■ Directions for this task:
Write out the listing, please, but only from its first line through the line containing "(0,123) -- (920,123);", exactly as given and without pictures.

■ Data block:

+++

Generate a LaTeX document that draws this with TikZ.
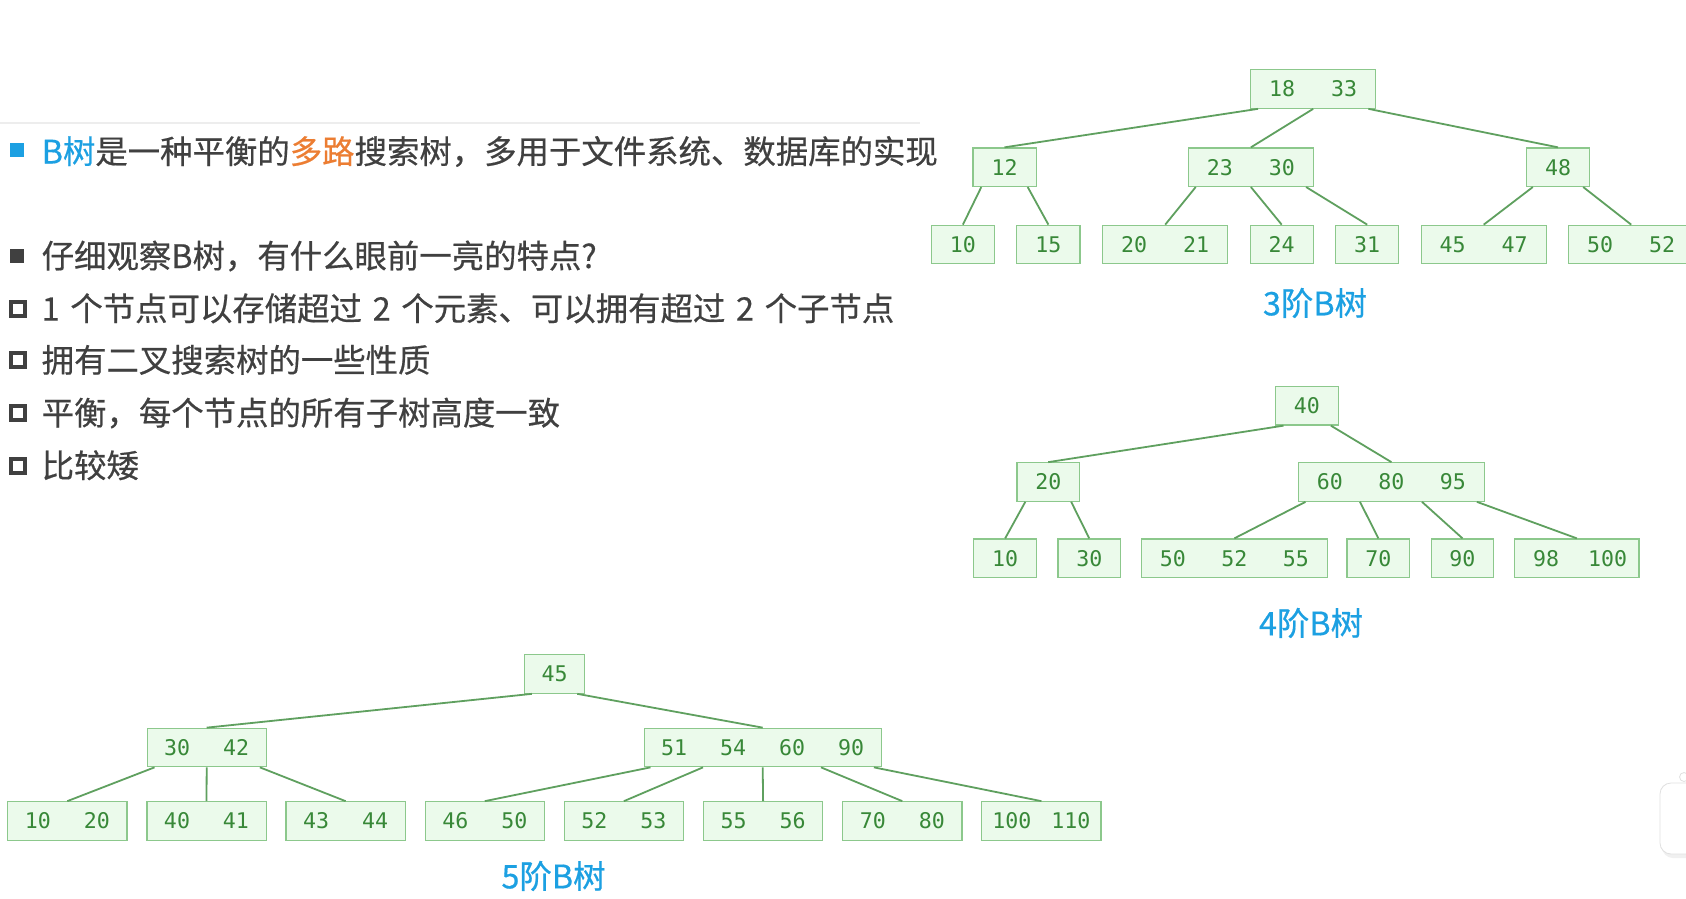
\documentclass[tikz,border=0pt]{standalone}
\usepackage{fontspec}
\newfontfamily\cjk[FakeBold=0.5]{Noto Sans CJK SC}
\newfontfamily\mono{DejaVu Sans Mono}
\definecolor{bfill}{RGB}{235,250,235}
\definecolor{bborder}{RGB}{140,200,140}
\definecolor{btext}{RGB}{56,136,56}
\definecolor{bline}{RGB}{95,160,95}
\definecolor{lblue}{RGB}{28,160,226}
\definecolor{orng}{RGB}{236,125,50}
\definecolor{tgray}{RGB}{64,64,64}
\newlength\cellw
\newcommand\kc[1]{\makebox[\cellw][c]{#1}}
\newcommand\wsp{\hspace{0.33em}}
\tikzset{
  bnode/.style={draw=bborder, fill=bfill, line width=1.2pt, inner xsep=0.6pt, inner ysep=0pt,
    minimum height=38.5pt, anchor=west, font=\mono\fontsize{21.6}{24}\selectfont, text=btext},
  blink/.style={draw=bline, line width=1.8pt},
  treelabel/.style={font=\cjk\fontsize{32.4}{36}\selectfont, text=lblue, inner sep=0pt},
  bodytext/.style={anchor=base west, font=\cjk\fontsize{32.4}{36}\selectfont, text=tgray, inner sep=0pt},
  fullbullet/.style={inner sep=0pt, minimum size=14pt},
  hollowbullet/.style={draw=tgray, line width=4pt, inner sep=0pt, minimum size=14pt},
}
\begin{document}
\begin{tikzpicture}[x=1pt,y=-1pt]
\useasboundingbox (0,0) rectangle (1686,899);
\fill[white] (0,0) rectangle (1686,899);

% faint separator
\draw[black!7, line width=1.5pt] (0,123) -- (920,123);

% ---------- text block ----------
\node[fullbullet, fill=lblue] (b1) at (16.5,150) {};
\node[bodytext] (t1) at (41.5,163.5) {\textcolor{lblue}{B树}是一种平衡的\textcolor{orng}{多路}搜索树，多用于文件系统、数据库的实现};
\node[fullbullet, fill=tgray] (b2) at (16.5,256) {};
\node[bodytext] (t2) at (41.5,268) {仔细观察B树，有什么眼前一亮的特点?};
\node[hollowbullet] (b3) at (18.3,308.6) {};
\node[bodytext] (t3) at (41.5,320.6) {1\wsp 个节点可以存储超过\wsp 2\wsp 个元素、可以拥有超过\wsp 2\wsp 个子节点};
\node[hollowbullet] (b4) at (18.3,360.2) {};
\node[bodytext] (t4) at (41.5,372.2) {拥有二叉搜索树的一些性质};
\node[hollowbullet] (b5) at (18.3,413) {};
\node[bodytext] (t5) at (41.5,425) {平衡，每个节点的所有子树高度一致};
\node[hollowbullet] (b6) at (18.3,465.6) {};
\node[bodytext] (t6) at (41.5,477.6) {比较矮};

% ---------- 3-order B-tree ----------
\setlength\cellw{62pt}
\node[bnode] (r3) at (1250,89) {\kc{18}\kc{33}};
\node[bnode] (a3) at (972.3,167.2) {\kc{12}};
\node[bnode] (m3) at (1187.7,167.2) {\kc{23}\kc{30}};
\node[bnode] (c3) at (1525.8,167.2) {\kc{48}};
\node[bnode] (l31) at (930.7,244.5) {\kc{10}};
\node[bnode] (l32) at (1016.2,244.5) {\kc{15}};
\node[bnode] (l33) at (1102,244.5) {\kc{20}\kc{21}};
\node[bnode] (l34) at (1249.5,244.5) {\kc{24}};
\node[bnode] (l35) at (1335,244.5) {\kc{31}};
\node[bnode] (l36) at (1420.5,244.5) {\kc{45}\kc{47}};
\node[bnode] (l37) at (1568,244.5) {\kc{50}\kc{52}};
\draw[blink] ([xshift=8pt]r3.south west) -- (a3.north);
\draw[blink] (r3.south) -- (m3.north);
\draw[blink] ([xshift=-8pt]r3.south east) -- (c3.north);
\draw[blink] ([xshift=9pt]a3.south west) -- (l31.north);
\draw[blink] ([xshift=-9pt]a3.south east) -- (l32.north);
\draw[blink] ([xshift=8pt]m3.south west) -- (l33.north);
\draw[blink] (m3.south) -- (l34.north);
\draw[blink] ([xshift=-8pt]m3.south east) -- (l35.north);
\draw[blink] ([xshift=7pt]c3.south west) -- (l36.north);
\draw[blink] ([xshift=-7pt]c3.south east) -- (l37.north);
\node[treelabel] (lab3) at (1315,303) {3阶B树};

% ---------- 4-order B-tree ----------
\setlength\cellw{61.5pt}
\node[bnode] (r4) at (1275,405.8) {\kc{40}};
\node[bnode] (a4) at (1016.3,482) {\kc{20}};
\node[bnode] (c4) at (1298,482) {\kc{60}\kc{80}\kc{95}};
\node[bnode] (l41) at (973.2,558.2) {\kc{10}};
\node[bnode] (l42) at (1057.3,558.2) {\kc{30}};
\node[bnode] (l43) at (1140.9,558.2) {\kc{50}\kc{52}\kc{55}};
\node[bnode] (l44) at (1346.4,558.2) {\kc{70}};
\node[bnode] (l45) at (1430.5,558.2) {\kc{90}};
\node[bnode] (l46) at (1514.1,558.2) {\kc{98}\kc{100}};
\draw[blink] ([xshift=8.5pt]r4.south west) -- (a4.north);
\draw[blink] ([xshift=-8pt]r4.south east) -- (c4.north);
\draw[blink] ([xshift=9pt]a4.south west) -- (l41.north);
\draw[blink] ([xshift=-9pt]a4.south east) -- (l42.north);
\draw[blink] ([xshift=7.5pt]c4.south west) -- (l43.north);
\draw[blink] ([xshift=62pt]c4.south west) -- (l44.north);
\draw[blink] ([xshift=124pt]c4.south west) -- (l45.north);
\draw[blink] ([xshift=-8pt]c4.south east) -- (l46.north);
\node[treelabel] (lab4) at (1311,623) {4阶B树};

% ---------- 5-order B-tree ----------
\setlength\cellw{59pt}
\node[bnode] (r5) at (523.9,674) {\kc{45}};
\node[bnode] (a5) at (146.5,747.5) {\kc{30}\kc{42}};
\node[bnode] (c5) at (643.5,747.5) {\kc{51}\kc{54}\kc{60}\kc{90}};
\node[bnode] (l51) at (7.1,821) {\kc{10}\kc{20}};
\node[bnode] (l52) at (146.3,821) {\kc{40}\kc{41}};
\node[bnode] (l53) at (285.4,821) {\kc{43}\kc{44}};
\node[bnode] (l54) at (424.6,821) {\kc{46}\kc{50}};
\node[bnode] (l55) at (563.7,821) {\kc{52}\kc{53}};
\node[bnode] (l56) at (702.9,821) {\kc{55}\kc{56}};
\node[bnode] (l57) at (842.1,821) {\kc{70}\kc{80}};
\node[bnode] (l58) at (981.2,821) {\kc{100}\kc{110}};
\draw[blink] ([xshift=8pt]r5.south west) -- (a5.north);
\draw[blink] ([xshift=-8pt]r5.south east) -- (c5.north);
\draw[blink] ([xshift=8pt]a5.south west) -- (l51.north);
\draw[blink] (a5.south) -- (l52.north);
\draw[blink] ([xshift=-7pt]a5.south east) -- (l53.north);
\draw[blink] ([xshift=7pt]c5.south west) -- (l54.north);
\draw[blink] ([xshift=59.5pt]c5.south west) -- (l55.north);
\draw[blink] (c5.south) -- (l56.north);
\draw[blink] ([xshift=177.5pt]c5.south west) -- (l57.north);
\draw[blink] ([xshift=-8pt]c5.south east) -- (l58.north);
\node[treelabel] (lab5) at (553.5,876) {5阶B树};

% ---------- UI widget at the right edge ----------
\fill[black!6, rounded corners=11pt] (1662,787) rectangle (1700,858);
\draw[black!12, fill=white, line width=0.8pt, rounded corners=11pt] (1660,783) rectangle (1700,854);
\draw[black!12, fill=white, line width=0.8pt] (1684,777) circle (4.5);
\end{tikzpicture}
\end{document}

+++

■ Response:
Generate a LaTeX document that draws this with TikZ.
\documentclass[tikz,border=0pt]{standalone}
\usepackage{fontspec}
\newfontfamily\cjk[FakeBold=0.5]{Noto Sans CJK SC}
\newfontfamily\mono{DejaVu Sans Mono}
\definecolor{bfill}{RGB}{235,250,235}
\definecolor{bborder}{RGB}{140,200,140}
\definecolor{btext}{RGB}{56,136,56}
\definecolor{bline}{RGB}{95,160,95}
\definecolor{lblue}{RGB}{28,160,226}
\definecolor{orng}{RGB}{236,125,50}
\definecolor{tgray}{RGB}{64,64,64}
\newlength\cellw
\newcommand\kc[1]{\makebox[\cellw][c]{#1}}
\newcommand\wsp{\hspace{0.33em}}
\tikzset{
  bnode/.style={draw=bborder, fill=bfill, line width=1.2pt, inner xsep=0.6pt, inner ysep=0pt,
    minimum height=38.5pt, anchor=west, font=\mono\fontsize{21.6}{24}\selectfont, text=btext},
  blink/.style={draw=bline, line width=1.8pt},
  treelabel/.style={font=\cjk\fontsize{32.4}{36}\selectfont, text=lblue, inner sep=0pt},
  bodytext/.style={anchor=base west, font=\cjk\fontsize{32.4}{36}\selectfont, text=tgray, inner sep=0pt},
  fullbullet/.style={inner sep=0pt, minimum size=14pt},
  hollowbullet/.style={draw=tgray, line width=4pt, inner sep=0pt, minimum size=14pt},
}
\begin{document}
\begin{tikzpicture}[x=1pt,y=-1pt]
\useasboundingbox (0,0) rectangle (1686,899);
\fill[white] (0,0) rectangle (1686,899);

% faint separator
\draw[black!7, line width=1.5pt] (0,123) -- (920,123);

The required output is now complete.